Free curriculum resource helps educators teach to Common Core standards


The latest version of SAS' free Curriculum Pathways software includes lessons for students in grades 6-8 as well as high school.

A popular online education resource now provides interactive curriculum tools specially tailored to correspond with both state standards and the Common Core standards—and U.S. educators can use the product free of charge.

SAS, a major business analytics company, released a new version of its Curriculum Pathways web-based resource on Aug. 15. The new version of SAS Curriculum Pathways includes expanded content (including content aimed at middle school students), a more user-friendly interface, and enhanced search capabilities that allow teachers to find material for specific state or Common Core standards.

Forty-four states and the District of Columbia follow the Common Core standards, a college and work preparation framework introduced in 2009 by state officials. The standards currently prescribe benchmarks in English/language arts and mathematics.

In math, for example, the standards outline a detailed progression of student achievement goals, from kindergarten students developing basic understanding of numbers to high school students making mathematical models of everyday scenarios.

Although previous versions of Curriculum Pathways provided curriculum mapping for 13 states for grades 9-12, the new version maps to standards in each of the 50 states for grades 6-12. Teachers can search for resources to match a particular standard, or do the reverse and see which standards a resource can fulfill.

According to SAS, more than 50,000 teachers and 12,000 schools use SAS Curriculum Pathways. At no cost, educators at traditional, virtual, and home schools can access highly interactive content for grades 6-12 in English/language arts, math, science, social studies, and Spanish.

“I think it’s important to remember that just because we put classes online does not make [them] interactive, does not make [them] engaging,” said Bruce Friend, director of SAS Curriculum Pathways. “We can bore kids as quickly online as if we just put them in a traditional classroom with a textbook.”

The curriculum resource includes a wide range of interactive formats, such as “read, research, and respond” guided questions, web lessons, and audio tutorials.

“I really like the new interactive tools because they look like a video game—which gets the students engaged—but they’re geared towards higher-order thinking,” said Katie Higgins, an English teacher and 2011 Mooresville, N.C., High School Teacher of the Year. ”Unlike the drill-and-kill videos that are more rote memorization, these get kids to think critically.”

Higgins praised tools such as Curriculum Pathways’ Writing Reviser and Punctuation Rules for being “incredibly interactive—students can actually click and drag a comma into where it’s supposed to be.”

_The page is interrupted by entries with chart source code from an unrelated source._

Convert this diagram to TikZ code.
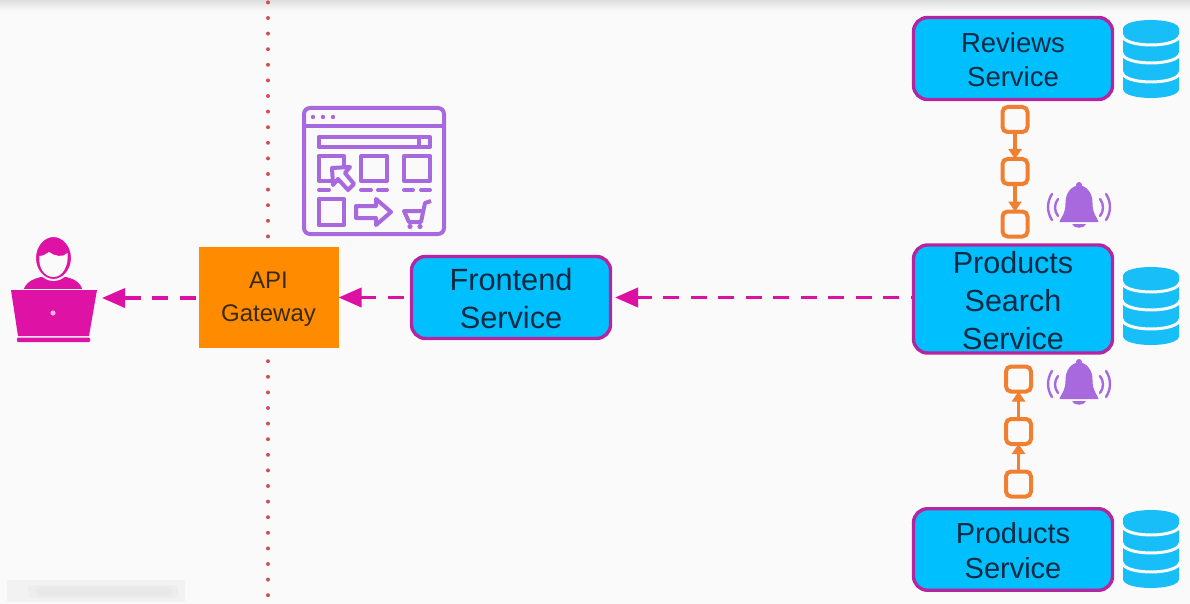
\documentclass[tikz,border=0pt]{standalone}
\usepackage{fontspec}
\setmainfont{Liberation Sans}
\usetikzlibrary{arrows.meta,positioning}
\definecolor{pagebg}{HTML}{FAFAFA}
\definecolor{svcblue}{HTML}{00BFFF}
\definecolor{svcedge}{HTML}{B5259F}
\definecolor{svctext}{HTML}{0C2A42}
\definecolor{gworange}{HTML}{FF8C00}
\definecolor{gwtext}{HTML}{3A2A14}
\definecolor{flowpink}{HTML}{DD10A4}
\definecolor{userpink}{HTML}{DF12A6}
\definecolor{qorange}{HTML}{F08030}
\definecolor{iconpurple}{HTML}{A869DE}
\definecolor{dbblue}{HTML}{17BEF7}
\definecolor{dotred}{HTML}{D0505A}
\newcommand{\lowerstrut}{\rule{0pt}{.8em}}
\tikzset{
  svc/.style={draw=svcedge,fill=svcblue,line width=3.4pt,rounded corners=14pt,outer sep=0pt,
    inner sep=0pt,text=svctext,align=center,minimum width=199pt},
  gwbox/.style={fill=gworange,outer sep=0pt,inner sep=0pt,text=gwtext,align=center,
    minimum width=140pt,minimum height=101pt,
    font=\fontsize{24}{33}\selectfont},
  qbox/.style={draw=qorange,line width=4pt,rounded corners=5pt,minimum size=25pt,
    inner sep=0pt,outer sep=0pt},
  qlink/.style={draw=qorange,line width=3.6pt,-{Triangle[length=10pt,width=13pt]}},
  flow/.style={draw=flowpink,line width=3.6pt,dash pattern=on 16pt off 11.5pt,
    -{Triangle[length=23pt,width=19pt]}},
  dotline/.style={draw=dotred,line width=4pt,line cap=round,dash pattern=on 0pt off 15.6pt},
  iconline/.style={draw=iconpurple,line width=4pt,line join=round},
  db/.pic={
    \fill[dbblue] (-28,9) .. controls (-28,-3) and (28,-3) .. (28,9) -- (28,69)
      .. controls (28,81) and (-28,81) .. (-28,69) -- cycle;
    \foreach \yy in {15,33,52}
      \draw[pagebg,line width=3pt] (-29,\yy) .. controls (-28,\yy+13.3) and (28,\yy+13.3) .. (29,\yy);
  },
  alarm/.pic={
    \fill[iconpurple] (0,2) circle[radius=3];
    \fill[iconpurple] (-19.5,39) .. controls (-19,35) and (-13.5,32) .. (-13.5,20)
      .. controls (-13.5,9) and (-7,3) .. (0,2) .. controls (7,3) and (13.5,9) .. (13.5,20)
      .. controls (13.5,32) and (19,35) .. (19.5,39) -- cycle;
    \fill[iconpurple] (-7,41) .. controls (-5,46) and (5,46) .. (7,41) -- cycle;
    \draw[iconpurple,line width=2.4pt,line cap=round]
      (-21,16) .. controls (-25,21) and (-25,28) .. (-21,33)
      (-27,11) .. controls (-32.3,19) and (-32.3,29) .. (-27,37)
      (21,16) .. controls (25,21) and (25,28) .. (21,33)
      (27,11) .. controls (32.3,19) and (32.3,29) .. (27,37);
  }
}
\begin{document}
\begin{tikzpicture}[x=1pt,y=-1pt]
\useasboundingbox (0,0) rectangle (1190,604);
\fill[pagebg] (0,0) rectangle (1190,604);
% top shadow band
\shade[top color=black!13,bottom color=pagebg] (0,0) rectangle (1190,11);
% blurred strip bottom-left
\fill[black!5] (7,580) rectangle (185,602);
\fill[black!7,rounded corners=4pt] (28,585) rectangle (178,598);
\fill[black!9,rounded corners=4pt] (36,587) rectangle (172,596);
% boundary line
\coordinate (linetop) at (268,2.4);
\coordinate (linebot) at (268,604);
\draw[dotline] (linetop) -- (linebot);
% user
\begin{scope}
  \fill[userpink] (23,292) .. controls (25,282) and (33,279) .. (41,277) -- (66,277)
     .. controls (74,279) and (81,282) .. (83,292) -- cycle;
  \fill[userpink,draw=pagebg,line width=2pt] (53.5,258) ellipse[x radius=18.5,y radius=22];
  \fill[pagebg] (39.5,256) .. controls (44,256) and (47,253) .. (49,252)
    .. controls (54,256) and (63,258) .. (67.5,253)
    .. controls (69,265) and (63,277) .. (53.5,277)
    .. controls (44,277) and (38,267) .. (39.5,256) -- cycle;
  \fill[userpink] (11,290) -- (97,290) -- (89,336) -- (18,336) -- cycle;
  \draw[pagebg,line width=1.2pt] (11,289.5) -- (97,289.5);
  \fill[userpink,rounded corners=1pt] (17,337.5) rectangle (90,342);
  \fill[pagebg!70!userpink] (53,313) circle[radius=2.6];
\end{scope}
\coordinate (userport) at (102,298);
% browser icon
\begin{scope}
  \draw[iconline,rounded corners=6pt] (304,108) rectangle (444,234);
  \draw[iconline] (304,126) -- (444,126);
  \foreach \xx in {313,323,333} \fill[iconpurple] (\xx,117) circle[radius=2.2];
  \draw[iconline] (318.5,137) rectangle (430,147);
  \draw[iconline] (419,137) -- (419,147);
  \draw[iconline] (318.5,156) rectangle (344,181);
  \draw[iconline] (361,156) rectangle (387,181);
  \draw[iconline] (404,156) rectangle (430,181);
  \draw[iconline,fill=pagebg] (332,168) -- (350,167) -- (345,173) -- (354,184) -- (348,190) -- (338,179) -- (333,185) -- cycle;
  \draw[iconline,line cap=round] (319,190) -- (329,190) (361,190) -- (371,190) (378,190) -- (387,190) (404,190) -- (413,190) (421,190) -- (430,190);
  \draw[iconline] (318.5,199) rectangle (344,225);
  \draw[iconline] (356,206) -- (376,206) -- (376,199) -- (391,212) -- (376,225) -- (376,218) -- (356,218) -- cycle;
  \draw[iconline] (431,201) -- (425,203) -- (421,222) -- (409,222) -- (404,211) -- (423,211);
  \fill[iconpurple] (410,226.5) circle[radius=2.6] (420,226.5) circle[radius=2.6];
\end{scope}
% gateway and services
\node[gwbox] (gw) at (268.5,297.5) {\lowerstrut API\\Gateway};
\node[svc,minimum height=82pt,font=\fontsize{30.7}{38}\selectfont] (fe) at (511,297.5) {\lowerstrut Frontend\\Service};
\node[svc,minimum height=82pt,font=\fontsize{27.5}{34}\selectfont] (rev) at (1013,58.5) {\lowerstrut Reviews\\Service};
\node[svc,minimum height=108pt,font=\fontsize{30.5}{38}\selectfont] (search) at (1013,299) {\lowerstrut Products\\Search\\Service};
\node[svc,minimum height=81.5pt,font=\fontsize{29}{35}\selectfont] (prod) at (1013,549.5) {\lowerstrut Products\\Service};
% databases
\pic at (1151,20) {db};
\pic at (1151,267) {db};
\pic at (1151,510) {db};
% flows
\draw[flow,shorten <=3pt] (gw.west |- 0,298) -- (userport);
\draw[flow,shorten <=8pt] (fe.west) -- (gw.east);
\draw[flow,dash phase=13pt,shorten >=4.5pt] (search.west |- fe.east) -- (fe.east);
% queues
\node[qbox] (a1) at (1015,119.5) {};
\node[qbox] (a2) at (1015,171.5) {};
\node[qbox] (a3) at (1015,224) {};
\draw[qlink] (a1) -- (a2);
\draw[qlink] (a2) -- (a3);
\node[qbox] (b1) at (1018.5,379) {};
\node[qbox] (b2) at (1018.5,431.5) {};
\node[qbox] (b3) at (1018.5,484) {};
\draw[qlink] (b3) -- (b2);
\draw[qlink] (b2) -- (b1);
% bells
\pic at (1079,183) {alarm};
\pic at (1079,360) {alarm};
\end{tikzpicture}
\end{document}
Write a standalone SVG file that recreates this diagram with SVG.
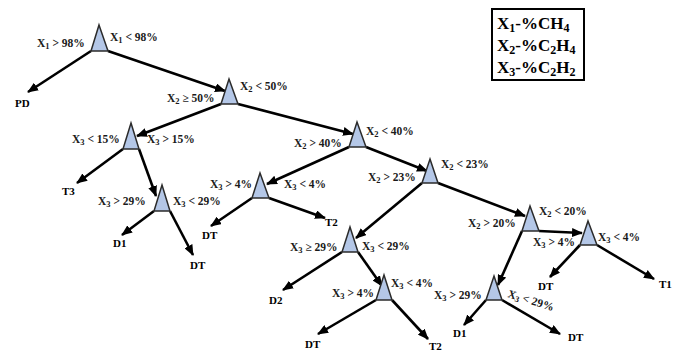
<svg xmlns="http://www.w3.org/2000/svg" width="678" height="352" viewBox="0 0 678 352">
<defs>
<marker id="ah" markerUnits="userSpaceOnUse" markerWidth="11" markerHeight="9" refX="10" refY="4.5" orient="auto">
<path d="M0,0 L11,4.5 L0,9 z" fill="#000"/>
</marker>
<style>
.tri{fill:#b4c7e7;stroke:#2b2b2b;stroke-width:1.5;stroke-linejoin:miter}
.c{stroke:#000;stroke-width:2.6;fill:none;marker-end:url(#ah)}
.l{font-family:"Liberation Serif","DejaVu Serif",serif;font-weight:bold;font-size:11.5px;fill:#1a1a1a}
.s{font-size:8.5px}
.lf{font-family:"Liberation Serif","DejaVu Serif",serif;font-weight:bold;font-size:11px;fill:#000}
.lg{font-family:"Liberation Serif","DejaVu Serif",serif;font-weight:bold;font-size:17px;fill:#000}
.lgs{font-size:12px}
</style>
</defs>
<rect width="678" height="352" fill="#fff"/>

<g id="connectors">
<line class="c" x1="91" y1="51" x2="28" y2="92"/>
<line class="c" x1="108" y1="51" x2="225" y2="91"/>
<line class="c" x1="221" y1="104" x2="137" y2="136"/>
<line class="c" x1="238" y1="104" x2="353" y2="134"/>
<line class="c" x1="123" y1="149" x2="77" y2="183"/>
<line class="c" x1="139" y1="149" x2="156" y2="196"/>
<line class="c" x1="154" y1="211" x2="122" y2="235"/>
<line class="c" x1="170" y1="211" x2="193" y2="255"/>
<line class="c" x1="349" y1="147" x2="267" y2="184"/>
<line class="c" x1="366" y1="147" x2="427" y2="171"/>
<line class="c" x1="252" y1="198" x2="211" y2="226"/>
<line class="c" x1="269" y1="198" x2="325" y2="218"/>
<line class="c" x1="422" y1="183" x2="356" y2="238"/>
<line class="c" x1="438" y1="183" x2="525" y2="216"/>
<line class="c" x1="342" y1="252" x2="283" y2="290"/>
<line class="c" x1="358" y1="252" x2="382" y2="286"/>
<line class="c" x1="376" y1="300" x2="318" y2="334"/>
<line class="c" x1="392" y1="300" x2="428" y2="339"/>
<line class="c" x1="522" y1="231" x2="498" y2="285"/>
<line class="c" x1="539" y1="231" x2="582" y2="233"/>
<line class="c" x1="580" y1="245" x2="550" y2="277"/>
<line class="c" x1="597" y1="245" x2="654" y2="279"/>
<line class="c" x1="486" y1="300" x2="464" y2="325"/>
<line class="c" x1="502" y1="300" x2="560" y2="334"/>
</g>

<g id="n1"><polygon class="tri" points="99,25 108,51 91,51"/>
<text class="l" x="37" y="47">X<tspan class="s" dy="2">1</tspan><tspan dy="-2"> &gt; 98%</tspan></text>
<text class="l" x="110" y="41">X<tspan class="s" dy="2">1</tspan><tspan dy="-2"> &lt; 98%</tspan></text></g>

<g id="n2"><polygon class="tri" points="229,79 238,104 221,104"/>
<text class="l" x="167" y="102">X<tspan class="s" dy="2">2</tspan><tspan dy="-2"> ≥ 50%</tspan></text>
<text class="l" x="240" y="90">X<tspan class="s" dy="2">2</tspan><tspan dy="-2"> &lt; 50%</tspan></text></g>

<g id="n3"><polygon class="tri" points="131,123 139,149 123,149"/>
<text class="l" x="72" y="143">X<tspan class="s" dy="2">3</tspan><tspan dy="-2"> &lt; 15%</tspan></text>
<text class="l" x="147" y="143">X<tspan class="s" dy="2">3</tspan><tspan dy="-2"> &gt; 15%</tspan></text></g>

<g id="n4"><polygon class="tri" points="162,185 170,211 154,211"/>
<text class="l" x="98" y="205">X<tspan class="s" dy="2">3</tspan><tspan dy="-2"> &gt; 29%</tspan></text>
<text class="l" x="173" y="205">X<tspan class="s" dy="2">3</tspan><tspan dy="-2"> &lt; 29%</tspan></text></g>

<g id="n5"><polygon class="tri" points="357,122 366,147 349,147"/>
<text class="l" x="294" y="147">X<tspan class="s" dy="2">2</tspan><tspan dy="-2"> &gt; 40%</tspan></text>
<text class="l" x="366" y="135">X<tspan class="s" dy="2">2</tspan><tspan dy="-2"> &lt; 40%</tspan></text></g>

<g id="n6"><polygon class="tri" points="260,173 269,198 252,198"/>
<text class="l" x="210" y="188">X<tspan class="s" dy="2">3</tspan><tspan dy="-2"> &gt; 4%</tspan></text>
<text class="l" x="284" y="188">X<tspan class="s" dy="2">3</tspan><tspan dy="-2"> &lt; 4%</tspan></text></g>

<g id="n7"><polygon class="tri" points="430,159 438,183 422,183"/>
<text class="l" x="368" y="181">X<tspan class="s" dy="2">2</tspan><tspan dy="-2"> &gt; 23%</tspan></text>
<text class="l" x="441" y="168">X<tspan class="s" dy="2">2</tspan><tspan dy="-2"> &lt; 23%</tspan></text></g>

<g id="n8"><polygon class="tri" points="350,227 358,252 342,252"/>
<text class="l" x="290" y="251">X<tspan class="s" dy="2">3</tspan><tspan dy="-2"> ≥ 29%</tspan></text>
<text class="l" x="362" y="250">X<tspan class="s" dy="2">3</tspan><tspan dy="-2"> &lt; 29%</tspan></text></g>

<g id="n9"><polygon class="tri" points="384,275 392,300 376,300"/>
<text class="l" x="332" y="297">X<tspan class="s" dy="2">3</tspan><tspan dy="-2"> &gt; 4%</tspan></text>
<text class="l" x="391" y="287">X<tspan class="s" dy="2">3</tspan><tspan dy="-2"> &lt; 4%</tspan></text></g>

<g id="n10"><polygon class="tri" points="530,206 539,231 522,231"/>
<text class="l" x="468" y="227">X<tspan class="s" dy="2">2</tspan><tspan dy="-2"> &gt; 20%</tspan></text>
<text class="l" x="539" y="215">X<tspan class="s" dy="2">2</tspan><tspan dy="-2"> &lt; 20%</tspan></text></g>

<g id="n11"><polygon class="tri" points="588,221 597,245 580,245"/>
<text class="l" x="533" y="246">X<tspan class="s" dy="2">3</tspan><tspan dy="-2"> &gt; 4%</tspan></text>
<text class="l" x="598" y="241">X<tspan class="s" dy="2">3</tspan><tspan dy="-2"> &lt; 4%</tspan></text></g>

<g id="n12"><polygon class="tri" points="494,276 502,300 486,300"/>
<text class="l" x="434" y="299">X<tspan class="s" dy="2">3</tspan><tspan dy="-2"> &gt; 29%</tspan></text>
<text class="l" x="507" y="297" transform="rotate(17 507 297)">X<tspan class="s" dy="2">3</tspan><tspan dy="-2"> &lt; 29%</tspan></text></g>

<g id="leaves">
<text class="lf" x="15" y="107">PD</text>
<text class="lf" x="62" y="195">T3</text>
<text class="lf" x="113" y="247">D1</text>
<text class="lf" x="190" y="269">DT</text>
<text class="lf" x="202" y="239">DT</text>
<text class="lf" x="325" y="226">T2</text>
<text class="lf" x="269" y="304">D2</text>
<text class="lf" x="305" y="348">DT</text>
<text class="lf" x="429" y="350">T2</text>
<text class="lf" x="453" y="337">D1</text>
<text class="lf" x="568" y="341">DT</text>
<text class="lf" x="538" y="290">DT</text>
<text class="lf" x="659" y="288">T1</text>
</g>

<g id="legend">
<rect x="492" y="9" width="92" height="71" fill="#fff" stroke="#000" stroke-width="2"/>
<text class="lg" x="497" y="29">X<tspan class="lgs" dy="3">1</tspan><tspan dy="-3">-%CH</tspan><tspan class="lgs" dy="3">4</tspan></text>
<text class="lg" x="497" y="51">X<tspan class="lgs" dy="3">2</tspan><tspan dy="-3">-%C</tspan><tspan class="lgs" dy="3">2</tspan><tspan dy="-3">H</tspan><tspan class="lgs" dy="3">4</tspan></text>
<text class="lg" x="497" y="73">X<tspan class="lgs" dy="3">3</tspan><tspan dy="-3">-%C</tspan><tspan class="lgs" dy="3">2</tspan><tspan dy="-3">H</tspan><tspan class="lgs" dy="3">2</tspan></text>
</g>
</svg>
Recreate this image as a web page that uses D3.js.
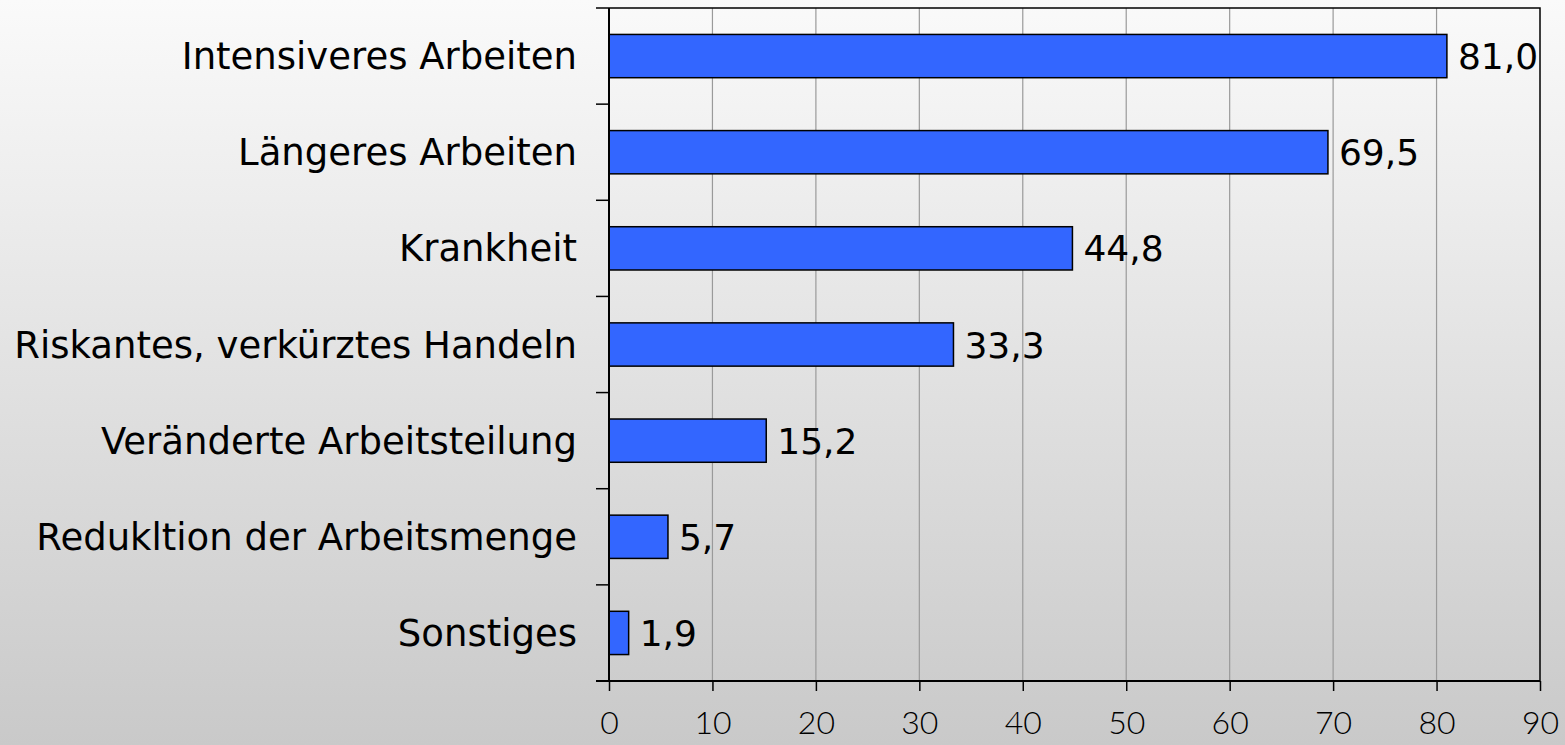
<!DOCTYPE html>
<html>
<head>
<meta charset="utf-8">
<script src="https://cdn.jsdelivr.net/npm/d3@7"></script>
<style>
  body { margin: 0; overflow: hidden; }
  svg { display: block; }
</style>
</head>
<body>
<div id="chart"></div>
<script>
// Daten
var categories = ["Intensiveres Arbeiten", "Längeres Arbeiten", "Krankheit",
  "Riskantes, verkürztes Handeln", "Veränderte Arbeitsteilung",
  "Redukltion der Arbeitsmenge", "Sonstiges"];
var values = [81.0, 69.5, 44.8, 33.3, 15.2, 5.7, 1.9];
var xTicks = [0, 10, 20, 30, 40, 50, 60, 70, 80, 90];

var W = 1565, H = 745;
var plot = {left: 609, right: 1540, top: 8, bottom: 681};

var de = d3.formatLocale({decimal: ",", thousands: ".", grouping: [3], currency: ["", " €"]});
var fmt = de.format(".1f");

var svg = d3.select("#chart").append("svg")
    .attr("width", W)
    .attr("height", H);

// background gradient
var grad = svg.append("defs").append("linearGradient")
    .attr("id", "bg")
    .attr("x1", 0).attr("y1", 0).attr("x2", 0).attr("y2", 1);
grad.append("stop").attr("offset", "0%").attr("stop-color", "#fafafa");
grad.append("stop").attr("offset", "100%").attr("stop-color", "#c9c9c9");

svg.append("rect")
    .attr("width", W).attr("height", H)
    .attr("fill", "url(#bg)");

var x = d3.scaleLinear()
    .domain([0, 90])
    .range([plot.left, plot.right]);

var y = d3.scaleBand()
    .domain(categories)
    .range([plot.top, plot.bottom])
    .paddingInner(0.55)
    .paddingOuter(0.275);

var yTick = d3.scaleBand()
    .domain(categories)
    .range([plot.top, plot.bottom]);

// gridlines
svg.append("g")
  .selectAll("line")
  .data(xTicks.slice(1, -1))
  .join("line")
    .attr("x1", d => x(d)).attr("x2", d => x(d))
    .attr("y1", plot.top).attr("y2", plot.bottom)
    .attr("stroke", "#9a9a9a")
    .attr("stroke-width", 1.2);

// plot border (top + right)
svg.append("path")
    .attr("d", "M" + plot.left + "," + plot.top + "H" + plot.right + "V" + plot.bottom)
    .attr("fill", "none")
    .attr("stroke", "#000")
    .attr("stroke-width", 1.5);

// bars
svg.append("g")
  .selectAll("rect")
  .data(values)
  .join("rect")
    .attr("x", x(0))
    .attr("y", (d, i) => y(categories[i]))
    .attr("width", d => x(d) - x(0))
    .attr("height", y.bandwidth())
    .attr("fill", "#3366ff")
    .attr("stroke", "#000")
    .attr("stroke-width", 1.5);

// value labels
svg.append("g")
  .selectAll("text")
  .data(values)
  .join("text")
    .attr("x", d => x(d) + 11)
    .attr("y", (d, i) => y(categories[i]) + y.bandwidth() / 2 + 13)
    .attr("font-family", "DejaVu Sans")
    .attr("font-size", 36)
    .attr("fill", "#000")
    .text(d => fmt(d));

// category labels
svg.append("g")
  .selectAll("text")
  .data(categories)
  .join("text")
    .attr("x", 577)
    .attr("y", d => y(d) + y.bandwidth() / 2 + 13)
    .attr("text-anchor", "end")
    .attr("font-family", "DejaVu Sans")
    .attr("font-size", 37)
    .attr("fill", "#000")
    .text(d => d);

// y axis line and ticks
var yTickPos = categories.map(d => yTick(d)).concat([plot.bottom]);
svg.append("line")
    .attr("x1", plot.left).attr("x2", plot.left)
    .attr("y1", plot.top).attr("y2", plot.bottom)
    .attr("stroke", "#000").attr("stroke-width", 2);
svg.append("g")
  .selectAll("line")
  .data(yTickPos)
  .join("line")
    .attr("x1", plot.left - 13).attr("x2", plot.left)
    .attr("y1", d => d).attr("y2", d => d)
    .attr("stroke", "#000").attr("stroke-width", 1.5);

// x axis
var xAxis = svg.append("g")
    .attr("transform", "translate(0," + plot.bottom + ")")
    .call(d3.axisBottom(x)
        .tickValues(xTicks)
        .tickSize(10)
        .tickPadding(20)
        .tickFormat(d3.format("d")));
xAxis.select(".domain")
    .attr("stroke-width", 2)
    .attr("d", "M" + (plot.left - 13) + ",0H" + plot.right);
xAxis.selectAll(".tick line").attr("stroke-width", 1.5);
xAxis.selectAll("text")
    .attr("font-family", "Lato")
    .attr("font-weight", 300)
    .attr("font-size", 32)
    .attr("fill", "#000");
</script>
</body>
</html>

Joy Elliott, a math teacher at Northern Middle School in North Carolina, said she particularly appreciates that the lessons can be differentiated according to students’ abilities.

Elliott explained how she would teach the math topic of slope: The whole class would begin with an “Audio Inquiry,” a basic activity that shows the definition and applications of slope and is followed by a quiz. By studying the results of the quiz, Elliott would decide how to review with struggling students, and she would know which students to send on to the next activity, a more challenging “Web Inquiry” that might have students measuring the slope of handicap ramps around the school or watching videos online.

Both teachers said Curriculum Pathways is a great way to help students pace themselves, because each student can choose how many times to review an activity and decide when to move on.

This kind of self-guided learning is ideal for preparing students for a digital future in a digital workforce, Higgins said.

“Students can pace themselves when researching, understanding, and learning—I think in the future they may not have a boss telling them exactly what they need to do,” Higgins said. “Inquiries teach students to research and evaluate their own research, rather than just having someone tell them what they need to know.”

Higgins and Elliott both said they have one-to-one laptop programs at their schools. But Higgins said that before she had the “luxury of one-to-one,” she used Curriculum Pathways in a variety of other ways: with a single computer and a projector; in a computer lab; or with a few computers set up as a station as students rotated activities.

Elliott praised SAS Curriculum Pathways as “as good as or better than” tools the school system has paid money to use.

“So what’s the catch?” asked Curriculum Pathways Director Bruce Friend with a laugh, acknowledging that many people ask how such an extensive resource can be free. “To answer that question is to know who SAS is as a company.”

Friend said “the short answer to a long history” is that SAS considers it a “corporate responsibility” to help teachers by “helping make learning fun, making kids interested in learning, and keeping kids in school.”

He noted that many of the educational tools available online are static PDFs, adding: “We need to transition into being more interactive, more engaging—and I think that’s where SAS is really successful.”